Marchesa Colombi è lo pseudonimo di Maria Antonietta Torriani (Novara, 1 gennaio 1840 – Milano, 24 marzo 1920), una delle tante scrittrici italiane donne che hanno illuminato la letteratura italiana a cavallo tra la metà del XIX secolo e i primi decenni del XX e inopinatamente obliterate dalla lista del canone letterario del nostro paese (Antonia Arslan, nel suo saggio Dame, Galline e Regine – la scrittura femminile italiana tra ‘800 e ‘900, le ha definite «una galassia sommersa»). Trascurate, dimenticate, relegate a narratrici di terza classe, scribacchine per cameriere e casalinghe incolte, o cultori della scrittura femminile, per non dire femminista (che non sono sinonimi, attenzione), coprono, tuttavia, lo spazio che in altri paesi europei è stato occupato dal grande romanzo borghese, affrontando temi solo apparentemente popolari, ma di fatto qualitativamente rilevanti sia sotto il profilo sociale (basti pensare a un altro suo romanzo, In risaia, che affronta, in pieno clima neorealistico, il tema della condizione delle mondine suscitando un acceso dibattito parlamentare nel fu 1878, anticipando di oltre cinquant’anni quello che sarà poi il centro della riflessione del celebre film di Giuseppe De Santis, Riso amaro – 1949 -, candidato all’Oscar) che antropologico, restituendo forse, al pari o più dei Verga e dei D’Annunzio, la reale fotografia dell’Italia di quei tempi.
Per quanto mi riguarda, ho incrociato il nome di Marchesa Colombi e il suo Matrimonio in provincia (Einaudi Editori) nei miei studi su Calvino, che fu fra i pochi a riconoscere il valore di questa metà oscura (o oscurata?) del panorama narrativo italiano, inserendo questo breve romanzo nella Collana Cento Pagine da lui diretta per Einaudi negli anni Settanta. E me ne sono innamorata perdutamente, perché come afferma Natalia Ginzuburg in prefazione «i personaggi e i fatti sono presentati senza colorarli di rosa né sollevarli in una sfera nobile; un mondo ruvido, allegro e sbadato (…) fatto di persone molto simili a quelle di casa mia».
La protagonista di Un matrimonio in provincia è Denza (diminutivo di Gaudenzia), figlia di un notaio della piccola borghesia novarese, rimasta presto orfana di madre insieme alla sorella Titina.

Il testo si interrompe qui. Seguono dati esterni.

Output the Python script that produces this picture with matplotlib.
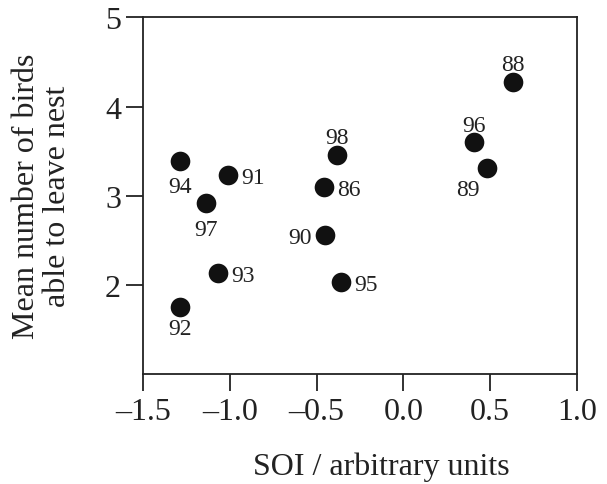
import matplotlib
matplotlib.use("Agg")
import matplotlib.pyplot as plt

# breeding seasons (year labels), SOI and mean number of fledglings
years = ["88", "96", "89", "98", "86", "90", "95", "94", "91", "97", "93", "92"]
soi = [0.63, 0.41, 0.48, -0.38, -0.46, -0.45, -0.36, -1.29, -1.01, -1.14, -1.07, -1.29]
birds = [4.28, 3.60, 3.31, 3.46, 3.10, 2.56, 2.03, 3.39, 3.23, 2.92, 2.13, 1.75]

xticks = [-1.5, -1.0, -0.5, 0.0, 0.5, 1.0]
yticks = [2, 3, 4, 5]

# label placement next to each dot: (dx, dy) in points, horizontal alignment
lab_off = {"88": (0, 8.6, 'center'), "96": (0, 8, 'center'), "98": (0, 8.3, 'center'),
           "89": (-13.7, -19.4, 'center'),
           "94": (0, -22, 'center'), "97": (0, -23, 'center'), "92": (0, -19.4, 'center'),
           "86": (9.6, -5.8, 'left'), "95": (9.6, -5.8, 'left'),
           "91": (9.6, -5.8, 'left'), "93": (9.6, -5.8, 'left'),
           "90": (-9.6, -5.8, 'right')}

plt.rcParams['font.family'] = ['Liberation Serif', 'DejaVu Serif']

fig = plt.figure(figsize=(6.07, 4.85), dpi=100)
ax = fig.add_axes([0.2361, 0.2262, 0.714, 0.7361])

ax.scatter(soi, birds, s=200, color='#111111', zorder=3, linewidths=0)

for yr, x, y in zip(years, soi, birds):
    dx, dy, ha = lab_off[yr]
    ax.annotate(yr, (x, y), xytext=(dx, dy), textcoords='offset points',
                ha=ha, va='baseline', fontsize=17, color='#222222')

ax.set_xlim(-1.5, 1.0)
ax.set_ylim(1.0, 5.0)
ax.set_xticks(xticks)
ax.set_xticklabels(["\u2013" + f"{abs(t):.1f}" if t < 0 else f"{t:.1f}" for t in xticks])
ax.set_yticks(yticks)
ax.tick_params(direction='out', length=12, width=1.3, labelsize=23, pad=4, colors='#222222')
for s in ax.spines.values():
    s.set_linewidth(1.3)
    s.set_color('#222222')

ax.set_xlabel("SOI / arbitrary units", fontsize=23, color='#222222')
ax.xaxis.set_label_coords(0.548, -0.215)
ax.set_ylabel("Mean number of birds\nable to leave nest", fontsize=23, color='#222222',
              linespacing=1.1)
ax.yaxis.set_label_coords(-0.1645, 0.5)

fig.savefig("out.png", dpi=100)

All’inizio la sua istruzione è affidata al padre, che è solito «raccontare i classici» alle figlie ogni sera, fino a quando le di lui seconde nozze non interrompono «l’educazione letteraria»:
«Sì, va bene ma possono anche farne a meno. Io non so neppure cosa siano i classici, ed ho trovato marito lo stesso. Un po’ tardi, soggiunse la matrigna con la franchezza imperturbabile che faceva passare la voglia di burlarla, ma insomma l’ho trovato. Dunque, a correre tutto il giorno non s’impara nulla. Di “leggere, scrivere e far di conto” ne sanno a sufficienza; le ragazze non devono diventare dottoresse. Ora è tempo che imparino a tenere in ordine la casa, a cucire, a stirare, a cucinare, a essere buone massaie. Parole d’oro a cui nessuno trovò nulla da ridire»
La vita scorre così, piatta e monotona, stretta come i vestiti che Denza è costretta a indossare suo malgrado, tra la cura della casa e quella del nuovo fratellino, “l’erede” maschio, ma intanto si fa una giovane attraente, che – si suppone – non faticherà a trovar marito ed evadere da quella provincia soffocante e fintamente perbenista. E infatti a metterle per primo gli occhi addosso sarà il facoltoso Mazzucchetti, spalancando le porte di un bel cielo d’amore. Solo che, nonostante si concluda con un matrimonio, questo non è un romanzo d’amore e i bei cieli fanno presto a mutar colore.
A rendere avvincente questo testo, di eccezionale modernità, è la scrittura di Marchesa Colombi: eloquente, intelligente, ironica, disincantata, ruvida e un po’ audace. Oltre alla formidabile capacità di rappresentare la realtà in maniera geniale e divertente, concreta e oggettiva, ma mai troppo grave né dolorosa o opprimente. Pare fondere la cura del dettaglio e delle descrizioni minuziose di Flaubert con la tagliente satira sociale di Jane Austen, in una storia che non si dimentica facilmente, anche per la sua chiusa, a mio parere tra le più memorabili della Storia della Letteratura Italiana (che pure l’ha snobbata):
«Il fatto è che ingrasso».
Il fatto è che questo universo sconosciuto, questa canone avverso, merita molta più attenzione di quanta ne abbia ricevuto sinora. E cura, tanta cura, che solo noi lettori (e non solo lettrici) possiamo dare.